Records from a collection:
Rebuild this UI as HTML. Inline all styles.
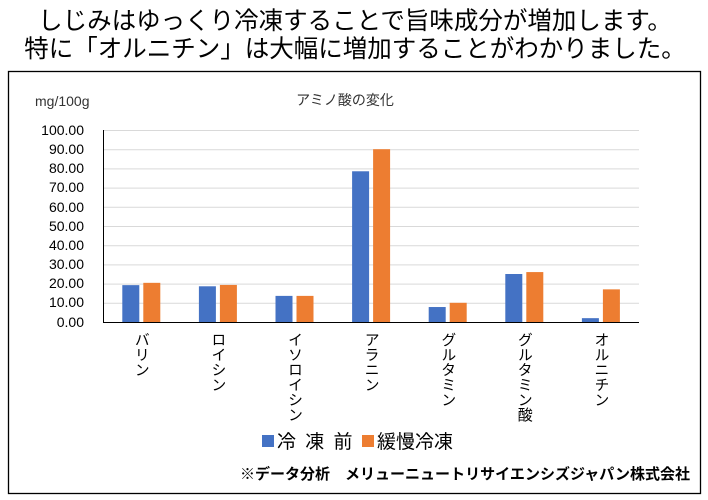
<!DOCTYPE html>
<html><head><meta charset="utf-8"><style>
body{margin:0;width:708px;height:500px;background:#fff;overflow:hidden;font-family:"Liberation Sans","Noto Sans CJK JP",sans-serif;}
.t{position:absolute;left:0;width:708px;text-align:center;font-size:24.5px;color:#000;white-space:nowrap;line-height:28px;}
</style></head><body>
<div class="t" style="top:8px;left:1px">しじみはゆっくり冷凍することで旨味成分が増加します。</div>
<div class="t" style="top:36px;left:1px">特に「オルニチン」は大幅に増加することがわかりました。</div>
<svg width="708" height="500" style="position:absolute;left:0;top:0" font-family="Liberation Sans, Noto Sans CJK JP, sans-serif">
<rect x="8.5" y="71.5" width="692" height="422" fill="none" stroke="#000" stroke-width="1.3"/>
<text x="35" y="106" font-size="14" fill="#333">mg/100g</text>
<text x="345" y="105" font-size="14" fill="#333" text-anchor="middle">アミノ酸の変化</text>
<g stroke="#d9d9d9" stroke-width="1">
<line x1="103" x2="639" y1="130.5" y2="130.5"/><line x1="103" x2="639" y1="149.7" y2="149.7"/><line x1="103" x2="639" y1="168.9" y2="168.9"/><line x1="103" x2="639" y1="188.1" y2="188.1"/><line x1="103" x2="639" y1="207.3" y2="207.3"/><line x1="103" x2="639" y1="226.5" y2="226.5"/><line x1="103" x2="639" y1="245.7" y2="245.7"/><line x1="103" x2="639" y1="264.9" y2="264.9"/><line x1="103" x2="639" y1="284.1" y2="284.1"/><line x1="103" x2="639" y1="303.3" y2="303.3"/>
</g>
<g font-size="14" fill="#000" text-anchor="end">
<text x="84" y="135">100.00</text><text x="84" y="154">90.00</text><text x="84" y="173">80.00</text><text x="84" y="192">70.00</text><text x="84" y="212">60.00</text><text x="84" y="231">50.00</text><text x="84" y="250">40.00</text><text x="84" y="269">30.00</text><text x="84" y="288">20.00</text><text x="84" y="307">10.00</text><text x="84" y="327">0.00</text>
</g>
<g id="bars"></g>
<line x1="103.5" x2="103.5" y1="130" y2="322.5" stroke="#000"/>
<line x1="103" x2="639" y1="322.5" y2="322.5" stroke="#000"/>
<g font-size="15" fill="#000" style="writing-mode:vertical-rl" id="labs"></g>
<rect x="262" y="435" width="12" height="12" fill="#4472c4"/>
<text x="277" y="448" font-size="19" fill="#000" letter-spacing="2">冷 凍 前</text>
<rect x="362" y="435" width="12" height="12" fill="#ed7d31"/>
<text x="377" y="448" font-size="19" fill="#000">緩慢冷凍</text>
<text x="240" y="479" font-size="15" font-weight="bold" fill="#000" textLength="450" lengthAdjust="spacingAndGlyphs">※データ分析　メリューニュートリサイエンシズジャパン株式会社</text>
</svg>
<script>
var v=[[19.2,20.4],[18.6,19.3],[13.6,13.6],[78.5,90],[7.8,10],[25,26],[2,17]];
var n=["バリン","ロイシン","イソロイシン","アラニン","グルタミン","グルタミン酸","オルニチン"];
var b=document.getElementById("bars"),l=document.getElementById("labs"),s="";var t="";
for(var i=0;i<7;i++){var c=141.3+i*76.6;
var h0=v[i][0]*1.92,h1=v[i][1]*1.92;
s+='<rect x="'+(c-19)+'" y="'+(322-h0)+'" width="17" height="'+h0+'" fill="#4472c4"/>';
s+='<rect x="'+(c+2)+'" y="'+(322-h1)+'" width="17" height="'+h1+'" fill="#ed7d31"/>';
t+='<text x="'+(c)+'" y="332">'+n[i]+'</text>';}
b.innerHTML=s;l.innerHTML=t;
</script>
</body></html>
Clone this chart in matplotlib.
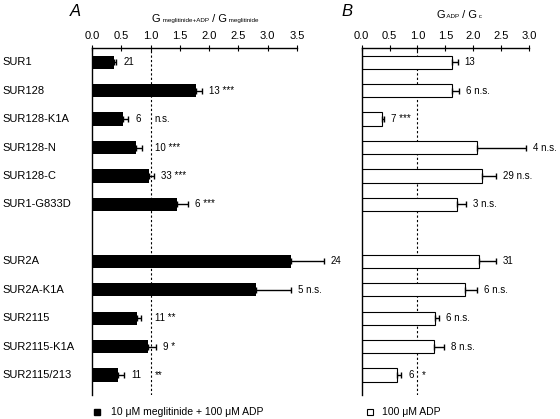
import matplotlib
matplotlib.use('Agg')
import matplotlib.pyplot as plt
from matplotlib.lines import Line2D
from matplotlib.offsetbox import TextArea, HPacker, AnnotationBbox
from matplotlib.transforms import blended_transform_factory

plt.rcParams['font.family'] = ['Liberation Sans', 'DejaVu Sans']

cats = ['SUR1', 'SUR128', 'SUR128-K1A', 'SUR128-N', 'SUR128-C', 'SUR1-G833D',
        'SUR2A', 'SUR2A-K1A', 'SUR2115', 'SUR2115-K1A', 'SUR2115/213']

# panel A: G meglitinide+ADP / G meglitinide
a_vals = [0.38, 1.775, 0.535, 0.757, 0.973, 1.45, 3.40, 2.80, 0.768, 0.96, 0.444]
a_errs = [0.035, 0.10, 0.08, 0.10, 0.085, 0.19, 0.56, 0.60, 0.075, 0.14, 0.10]
a_n = ['21', '13', '6', '10', '33', '6', '24', '5', '11', '9', '11']
a_sig = ['', '***', 'n.s.', '***', '***', '***', '', 'n.s.', '**', '*', '**']

# panel B: G ADP / G c
b_vals = [1.62, 1.62, 0.37, 2.07, 2.15, 1.70, 2.10, 1.86, 1.31, 1.30, 0.64]
b_errs = [0.10, 0.12, 0.035, 0.87, 0.25, 0.17, 0.30, 0.20, 0.08, 0.17, 0.07]
b_n = ['13', '6', '7', '4', '29', '3', '31', '6', '6', '8', '6']
b_sig = ['', 'n.s.', '***', 'n.s.', 'n.s.', 'n.s.', '', 'n.s.', 'n.s.', 'n.s.', '*']

ypos = list(range(6)) + list(range(7, 12))

W, H = 560, 419
fig = plt.figure(figsize=(5.6, 4.19), dpi=100)
top, bot = 48, 395
axA = fig.add_axes([92 / W, 1 - bot / H, (297 - 92) / W, (bot - top) / H])
axB = fig.add_axes([361.7 / W, 1 - bot / H, (529 - 361.7) / W, (bot - top) / H])
r = fig.canvas.get_renderer()


def setup(ax, xmax, ticks):
    ax.set_xlim(0, xmax)
    ax.set_ylim(11.7, -0.5)
    for s in ['right', 'bottom']:
        ax.spines[s].set_visible(False)
    for s in ['top', 'left']:
        ax.spines[s].set_linewidth(1)
    ax.xaxis.tick_top()
    ax.set_xticks(ticks)
    ax.set_xticklabels(['%.1f' % t for t in ticks])
    ax.tick_params(axis='x', direction='inout', length=4, width=0.8, labelsize=8, pad=3)
    ax.set_yticks([])
    ax.axvline(1, color='black', lw=0.8, ls=(0, (2, 2)), zorder=1)
    ax.patch.set_alpha(0)


def draw(ax, vals, errs, ns, sigs, filled, xmax):
    if filled:
        ax.barh(ypos, vals, height=0.47, color='black', zorder=2)
    else:
        ax.barh(ypos, vals, height=0.47, facecolor='white', edgecolor='black', lw=0.8, zorder=2)
    ax.errorbar(vals, ypos, xerr=[[0] * len(vals), errs], fmt='none', ecolor='black',
                elinewidth=1, capsize=2.4, capthick=1, clip_on=False, zorder=3)
    ppu = ax.bbox.width / xmax
    for y, v, e, n, s in zip(ypos, vals, errs, ns, sigs):
        x0 = v + e + 7 / ppu
        t = ax.text(x0, y, n, fontsize=7, va='center', ha='left', clip_on=False)
        if not s:
            continue
        w_n = t.get_window_extent(r).width / ppu
        full = n + ' ' + s
        t.set_text(full)
        w_full = t.get_window_extent(r).width / ppu
        if x0 + w_n > 1:
            t.set_x(max(x0, 1.07))
        elif x0 + w_full > 1:
            t.set_text(n)
            ax.text(1.07, y, s, fontsize=7, va='center', ha='left')


setup(axA, 3.5, [0, 0.5, 1, 1.5, 2, 2.5, 3, 3.5])
setup(axB, 3.0, [0, 0.5, 1, 1.5, 2, 2.5, 3])
draw(axA, a_vals, a_errs, a_n, a_sig, True, 3.5)
draw(axB, b_vals, b_errs, b_n, b_sig, False, 3.0)

# category labels
tr = blended_transform_factory(fig.transFigure, axA.transData)
for y, c in zip(ypos, cats):
    axA.text(2 / W, y, c, transform=tr, fontsize=8, va='center', ha='left', clip_on=False)

# panel letters
fig.text(75 / W, 1 - 12 / H, 'A', fontsize=12, style='italic', ha='center', va='center')
fig.text(347 / W, 1 - 12 / H, 'B', fontsize=12, style='italic', ha='center', va='center')


def axis_label(parts, xy):
    boxes = [TextArea(txt, textprops=dict(fontsize=sz)) for txt, sz in parts]
    pack = HPacker(children=boxes, align='baseline', pad=0, sep=0)
    ab = AnnotationBbox(pack, xy, xycoords='figure pixels', frameon=False,
                        box_alignment=(0.5, 0.5), pad=0)
    fig.add_artist(ab)


axis_label([('G', 8), (' meglitinide+ADP', 4.5), (' / G', 8), (' meglitinide', 4.5)], (205, H - 19))
axis_label([('G', 8), (' ADP', 4.5), (' / G', 8), (' c', 4.5)], (459, H - 15))

# legends
fig.add_artist(Line2D([96.7 / W], [1 - 412.3 / H], marker='s', ms=5, color='black',
                      transform=fig.transFigure))
fig.text(111 / W, 1 - 412.3 / H, '10 \u03bcM meglitinide + 100 \u03bcM ADP', fontsize=7.5,
         va='center', ha='left')
fig.add_artist(Line2D([370 / W], [1 - 412.3 / H], marker='s', ms=5, mfc='white', mec='black',
                      mew=0.8, transform=fig.transFigure))
fig.text(381.7 / W, 1 - 412.3 / H, '100 \u03bcM ADP', fontsize=7.5, va='center', ha='left')

fig.savefig('out.png', dpi=100)
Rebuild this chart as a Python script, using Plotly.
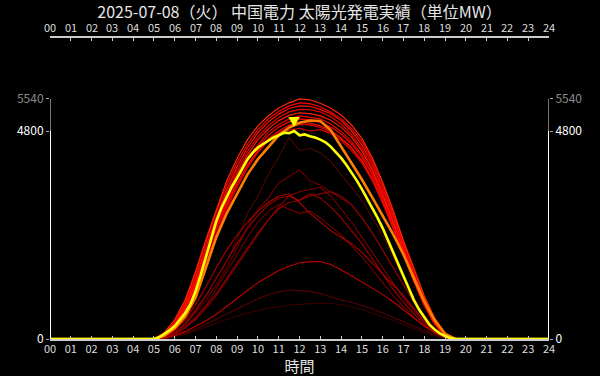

• Directive: How many lines of the entries above hold the string "Rebuild"? Reply with the number alone.

• Expected answer: 2